The result of both of these efforts yielded data showing that military participation in registration and voting is strong, mirroring figures from 2008. Moreover, military voter participation increased in 2010 – more than 20 percent over 2006.
For the first time, FVAP also surveyed military spouses, who are entitled to the same protections under federal and state laws and face hurdles of their own when attempting to register and cast a ballot.
On their own, these numbers clearly show that these voters are more involved in the electoral process than the average citizen, but when you take into account unique challenges they face, the numbers are even more compelling.
For example, many military voters face specific challenges: numerous deployments and relocations; convoluted laws that vary by state and lack uniformity; as well as remote locations that make it difficult to get information, update registration, or get mail quickly to and from their state election offices.

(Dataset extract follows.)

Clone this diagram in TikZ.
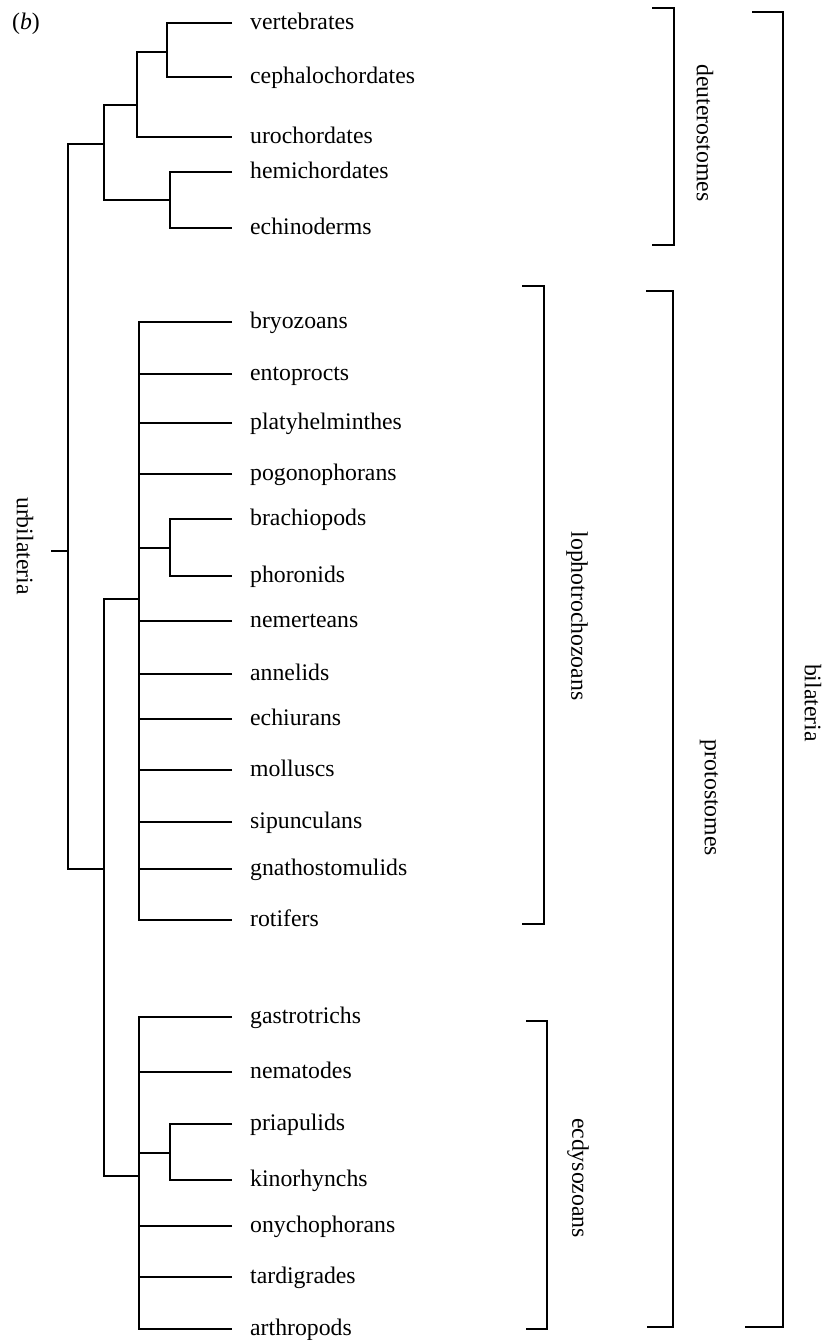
\documentclass[tikz,border=0pt]{standalone}
\usepackage{fontspec}
\setmainfont{Liberation Serif}
\begin{document}
\begin{tikzpicture}[x=1pt,y=-1pt,
  branch/.style={line width=1.7pt, line join=miter},
  brace/.style={line width=1.7pt, line join=miter},
  taxon/.style={anchor=base west, inner xsep=18pt, inner ysep=0pt,
    font=\fontsize{23.75}{28}\selectfont},
  group/.style={rotate=-90, anchor=center, inner sep=0pt,
    font=\fontsize{23.75}{28}\selectfont}]
\useasboundingbox (0,0) rectangle (824,1340);

% a leaf line meets its taxon at half the x-height above the baseline
\def\tip#1{([yshift=6.5pt]#1.base west)}

% panel letter
\node[anchor=base west, inner sep=0pt, font=\fontsize{23.75}{28}\selectfont] (panel) at (12,30) {(\textit{b})};

% ---- taxa (positions are baselines) ----
\node[taxon] (vert) at (232,29.5)  {vertebrates};
\node[taxon] (ceph) at (232,83.5)  {cephalochordates};
\node[taxon] (uro)  at (232,143.5) {urochordates};
\node[taxon] (hemi) at (232,178.5) {hemichordates};
\node[taxon] (echi) at (232,234.5) {echinoderms};

\node[taxon] (bryo) at (232,328.5) {bryozoans};
\node[taxon] (ento) at (232,380.5) {entoprocts};
\node[taxon] (plat) at (232,429.5) {platyhelminthes};
\node[taxon] (pogo) at (232,480.5) {pogonophorans};
\node[taxon] (brac) at (232,525.5) {brachiopods};
\node[taxon] (phor) at (232,582.5) {phoronids};
\node[taxon] (neme) at (232,627.5) {nemerteans};
\node[taxon] (anne) at (232,680.5) {annelids};
\node[taxon] (echu) at (232,725.5) {echiurans};
\node[taxon] (moll) at (232,776.5) {molluscs};
\node[taxon] (sipu) at (232,828.5) {sipunculans};
\node[taxon] (gnat) at (232,875.5) {gnathostomulids};
\node[taxon] (roti) at (232,926.5) {rotifers};

\node[taxon] (gast) at (232,1023.5) {gastrotrichs};
\node[taxon] (nema) at (232,1078.5) {nematodes};
\node[taxon] (pria) at (232,1130.5) {priapulids};
\node[taxon] (kino) at (232,1186.5) {kinorhynchs};
\node[taxon] (onyc) at (232,1232.5) {onychophorans};
\node[taxon] (tard) at (232,1283.5) {tardigrades};
\node[taxon] (arth) at (232,1335.5) {arthropods};

% ---- internal nodes ----
\coordinate (nVC)    at (167,52);
\coordinate (nChord) at (137,105);
\coordinate (nDeu)   at (104,144);
\coordinate (nAmb)   at (170,200);
\coordinate (nRoot)  at (68,551);
\coordinate (nStub)  at (51,551);
\coordinate (nProto) at (104,869);
\coordinate (nLopho) at (139,599);
\coordinate (nBP)    at (170,548);
\coordinate (nEcdy)  at (139,1176);
\coordinate (nPK)    at (170,1153);

% ---- deuterostome branches ----
\draw[branch] \tip{vert} -| (nVC) |- \tip{ceph};
\draw[branch] (nVC) -| (nChord) |- \tip{uro};
\draw[branch] \tip{hemi} -| (nAmb) |- \tip{echi};
\draw[branch] (nChord) -| (nDeu) |- (nAmb);

% ---- root ----
\draw[branch] (nDeu) -| (nRoot) |- (nProto);
\draw[branch] (nStub) -- (nRoot);
\draw[branch] (nLopho) -| (nProto) |- (nEcdy);

% ---- lophotrochozoans ----
\draw[branch] \tip{bryo} -| (nLopho) |- \tip{roti};
\foreach \t in {ento,plat,pogo,neme,anne,echu,moll,sipu,gnat}
  \draw[branch] \tip{\t} -- ([yshift=6.5pt]\t.base west -| nLopho);
\draw[branch] \tip{brac} -| (nBP) |- \tip{phor};
\draw[branch] (nBP) -- (nBP -| nLopho);

% ---- ecdysozoans ----
\draw[branch] \tip{gast} -| (nEcdy) |- \tip{arth};
\foreach \t in {nema,onyc,tard}
  \draw[branch] \tip{\t} -- ([yshift=6.5pt]\t.base west -| nEcdy);
\draw[branch] \tip{pria} -| (nPK) |- \tip{kino};
\draw[branch] (nPK) -- (nPK -| nEcdy);

% ---- root label ----
\node[group] (urbi) at (25,546) {urbilateria};

% ---- group brackets ----
\draw[brace] (652,8) -- (674,8) -- (674,245) -- (652,245);
\node[group] (deut) at (705,133) {deuterostomes};

\draw[brace] (522,286) -- (544,286) -- (544,924) -- (522,924);
\node[group] (loph) at (577,616) {lophotrochozoans};

\draw[brace] (526,1021) -- (547,1021) -- (547,1329) -- (526,1329);
\node[group] (ecdy) at (578,1178) {ecdysozoans};

\draw[brace] (646,291) -- (673,291) -- (673,1327) -- (647,1327);
\node[group] (prot) at (709,798) {protostomes};

\draw[brace] (752,12) -- (783,12) -- (783,1327) -- (745,1327);
\node[group] (bila) at (813,703) {bilateria};
\end{tikzpicture}
\end{document}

Despite that, those in the military register at a rate of 77 percent compared to 65 percent for the greater eligible voting population. Similarly, both members of the military and their spouses vote at a higher rate than the average voter.
Compared to 2006, 24 percent more military personnel cast an absentee ballot in 2010, a number that may be attributed to new state and federal laws that took effect in response to the Military and Overseas Voter Empowerment Act.
Unfortunately, the rate of military voters who never received their ballot also went up, suggesting that more work needs to be done to ensure this community is served.